By Craig Bisgeier
As of November 2003, the Do-It-Yourself I-beams (Click here for the original in-depth article) I built are well over three years old, and have been intentionally subjected for the last two years to a stress test. The two 16' long beams, supported only at their ends, were subjected to a load of over 1,000 lbs. stacked on or near the center with no additional support. That's a lot more weight than an evenly dispersed section of model railroad layout would have. I think the fact that the beam bridge is still standing after that says a lot of good things about the design. That said, there were a few minor design issues which can be easily fixed. Here's a list of problems that occurred, and their solutions.
The most worrisome problem I found after removing the weight was that one of the beams had started to twist about 4 feet from one end. Looking back, it isn't surprising this happened - it occurred where there were joints between all four of the 1x2 flange boards, and the area was also between cross-braces that stabilized the two beams against one another. This combination of flaws allowed the beam to flex at the weak point where it was unsupported. Fortunately the 3/8" plywood held and bent a bit but did not break, showing it was strong enough for the application even when the engineering failed.
Two things will fix this. First, it seems obvious now that more cross-bracing is needed, especially where there are weak points in the I-beams. From here on, all my beam bridges will get a rectangular cross brace every 4 feet instead of every 8 feet, which will place them at every potential weak point (breaks in either the flange boards or the web) along a beam. This will better support the beam and keep it from twisting at the joints. Even if you use longer flange boards and there is no flange joint to protect, I recommend placing cross-braces every 4 feet to keep the structure rigid.
Second, if I make any more beams using the 1x2 flange board method, I will stagger the breaks in the flange by a foot or so. This will mean every break in the flange on one side will be supported by a continuous flange on the other side, instead of allowing a weak point where two joints are right across the web from one another. This should minimize the flexing the beam can experience, and coupled with the extra cross-bracing, this flexing problem should no longer occur.
Another problem turned out to be the long unsupported span of some 15' between the legs. As initially built there was minimal sag on the beams even when a 300 lb. weight was placed in the center.
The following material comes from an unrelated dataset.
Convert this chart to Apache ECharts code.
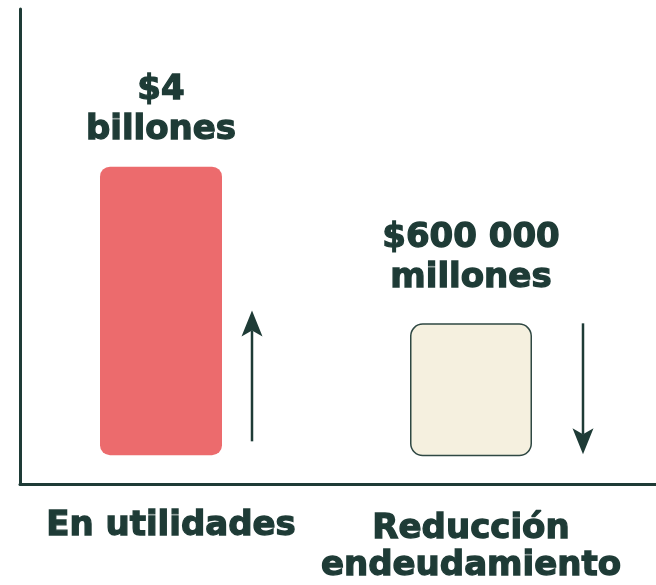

But over time and with considerable weight concentrated at the center, the beams did take on a permanent sag of about 1.25". Under the +1000 lb. weight the sag was more than 2" before the load was removed.
With a smaller, better distributed load across the whole span, I doubt the sag would have been so pronounced (if it would have occurred at all), but just the same for strength I think it is probably a better idea to place a set of legs every 7-10 feet along a 'standard' do-it-yourself I-beam.
If I had a place where I had to have an unsupported span greater than 12 feet, I would probably consider making a beam with a thicker and deeper web (probably ½" plywood or greater, cut in widths 10" or greater) and heavier flange boards (1x3) and in greater lengths than 8 feet if possible. Of course, now you are getting close in size to the commercially made continuous I-beams, and if you can get them into your space that might be the better and simpler way to go.
The final problem was with sway. Under the stress load, when the bridge was bumped into from the side, the center of the structure would sway side to side up to 2" or more from center. With a full grid of benchwork fixed to the tops of the bridge, I think the beams would have been far less subject to these forces, but no one wants to take a chance on their scenery cracking or crumbling as the benchwork flexes over time.
The reason for this motion turned out to be inadequate diagonal bracing between the cross-braces between the beams and the sides of the I-beams. Actually there was very little diagonal bracing which was a mistake on my part. This will be corrected by doubling the bracing in each 'well' opening, creating an X-pattern made from 1x2's jammed tightly into the corners that will brace the bridge from flexing forces in either direction.
Finally, the 1x2 flange board method has worked well enough, but if I build any more I-beams I will use the previously discussed method of slotted 2x2's as flanges. I have had the lumber cut for this new type of I-beam for well over a year now, I just haven't gotten around to building any yet because the major part of the layout is on hold for now. But I believe it will be a better, stronger solution if you have the tools to cut a slot in 8 foot or longer 2x2's. (I made my 2x2's by cutting 2x4 studs down the center, yielding two 1.5" x 1.75" boards.) If and when I get around to making up some of these beams, I will create a new web page describing their construction and use.
So with a few small design corrections and some additional bracing and support, I think the do-it-yourself I-beam method has been a qualified success, and will continue to work well into the future of my railroad, and I hope yours too.